How to wipe a HD?
Robert P. J. Day
rpjday at mindspring.com
Sat Apr 23 18:00:21 UTC 2005
On Sat, 23 Apr 2005, Bruno Wolff III wrote:
> > > If you don't care about deleting all the data, a much easier way
> > > is:
> > >
> > > dd if=/dev/zero/ of=/dev/hda
> > >
> > > It will run for awhile (without a progress bar) and then stop.
> > > Check the man pages if you want to check the progress of the
> > > wipe. -ben
> >
> > I've tried the dd route, and while I didn't do a detailed test to see if
> > everything was wiped bit-by-bit, I did find that the disk was completely
> > unusable. I did this while performing some backup testing. When I was
> > done, although the system was still running, there weren't any disk-based
> > commands anymore! This likely will not meet official standards for "true"
> > deletion of data (as shred tries to do) but it will go very far.
>
> It will write over all of the addressible blocks on the drive. You
> won't have access to remapped sectors. You won't get rid of trace
> magnetization that would allow someone to see what data was stored
> on the drive in the past. Unless you have very high value
> information on the drive this should be good enough.

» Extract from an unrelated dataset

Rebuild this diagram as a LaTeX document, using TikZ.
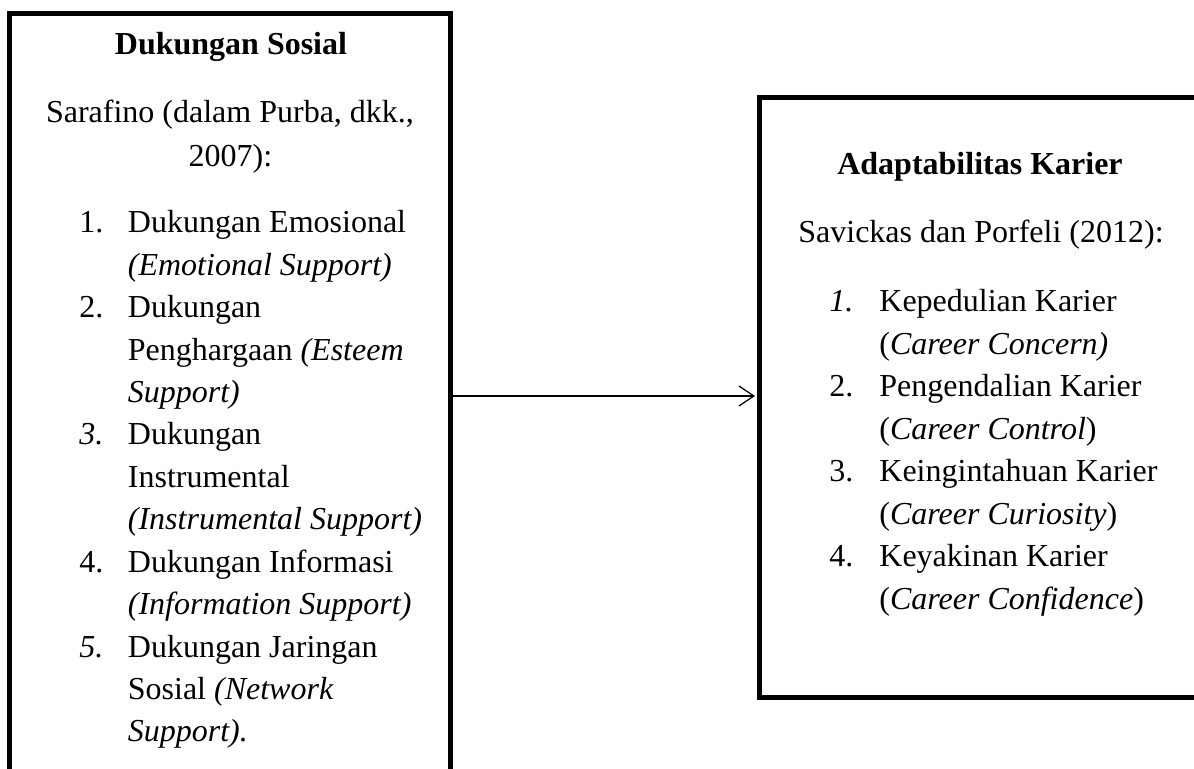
\documentclass[tikz,border=0pt]{standalone}
\usepackage{fontspec}
\setmainfont{Liberation Serif}
\usetikzlibrary{positioning, arrows.meta}
\newcommand{\bodyFont}{\fontsize{16}{21.2}\selectfont}
\tikzstyle{diagram} = [x = .5pt, y = -.5pt]
\tikzstyle{frameStyle} = [draw = black, line width = 2.5pt, inner sep = 0pt]
\tikzstyle{lineText} = [font = \bodyFont, inner sep = 0pt, anchor = base west]
\tikzstyle{centerText} = [lineText, anchor = base]
\tikzstyle{headText} = [centerText, font = \bodyFont\bfseries]
\tikzstyle{linkStyle} = [line width = .6pt, -{Straight Barb[length = 7.5pt, width = 10pt]}, shorten > = 1pt]
\newcommand{\leftSkip}{42.4}
\newcommand{\rightSkip}{42.43}

\begin{document}
\begin{tikzpicture}[diagram]
  \useasboundingbox (0,0) rectangle (1194,769);
  \clip (0,0) rectangle (1194,769);

  % kotak
  \node [frameStyle, minimum width = 220.25pt, minimum height = 382.5pt] (sosial) at (229.75,396) {};
  \node [frameStyle, minimum width = 227.75pt, minimum height = 300pt] (karier) at (987.25,397.5) {};
  \draw [linkStyle] (sosial.east) -- (sosial.east -| karier.west);

  % dukungan sosial
  \node [headText] (sosialTitle) at (231,55) {Dukungan Sosial};
  \node [centerText] (sosialSource) at (230,123) {Sarafino (dalam Purba, dkk.,};
  \node [centerText] (sosialYear) at (230.5,167) {2007):};
  \foreach \num/\row in {1./0, 2./2, \textit{3.}/5, 4./8, \textit{5.}/10} {
    \node [lineText] (sosialNum\row) at (79, 233 + \row * \leftSkip) {\num};
  }
  \foreach \txt [count = \row from 0] in {
      {Dukungan Emosional}, {\textit{(Emotional Support)}},
      {Dukungan}, {Penghargaan \textit{(Esteem}}, {\textit{Support)}},
      {Dukungan}, {Instrumental}, {\textit{(Instrumental Support)}},
      {Dukungan Informasi}, {\textit{(Information Support)}},
      {Dukungan Jaringan}, {Sosial \textit{(Network}}, {\textit{Support).}}} {
    \node [lineText] (sosialLine\row) at (127.5, 233 + \row * \leftSkip) {\txt};
  }

  % adaptabilitas karier
  \node [headText] (karierTitle) at (980,175) {Adaptabilitas Karier};
  \node [centerText] (karierSource) at (981,243) {Savickas dan Porfeli (2012):};
  \foreach \num/\row in {\textit{1.}/0, 2./2, 3./4, 4./6} {
    \node [lineText] (karierNum\row) at (829, 312 + \row * \rightSkip) {\num};
  }
  \foreach \txt [count = \row from 0] in {
      {Kepedulian Karier}, {(\textit{Career Concern)}},
      {Pengendalian Karier}, {(\textit{Career Control})},
      {Keingintahuan Karier}, {(\textit{Career Curiosity})},
      {Keyakinan Karier}, {(\textit{Career Confidence})}} {
    \node [lineText] (karierLine\row) at (879, 312 + \row * \rightSkip) {\txt};
  }
\end{tikzpicture}
\end{document}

another solution is to boot from a CD and just rewrite the entire
drive several times using "dd" -- enough times to wipe that trace
magnetization. start with
# dd if=/dev/zero of=/dev/hda ...
now, it's too bad there's no /dev/ones.
but you could also keep overwriting with /dev/random. after a
while, i'm pretty sure there won't be much salvageable from the drive.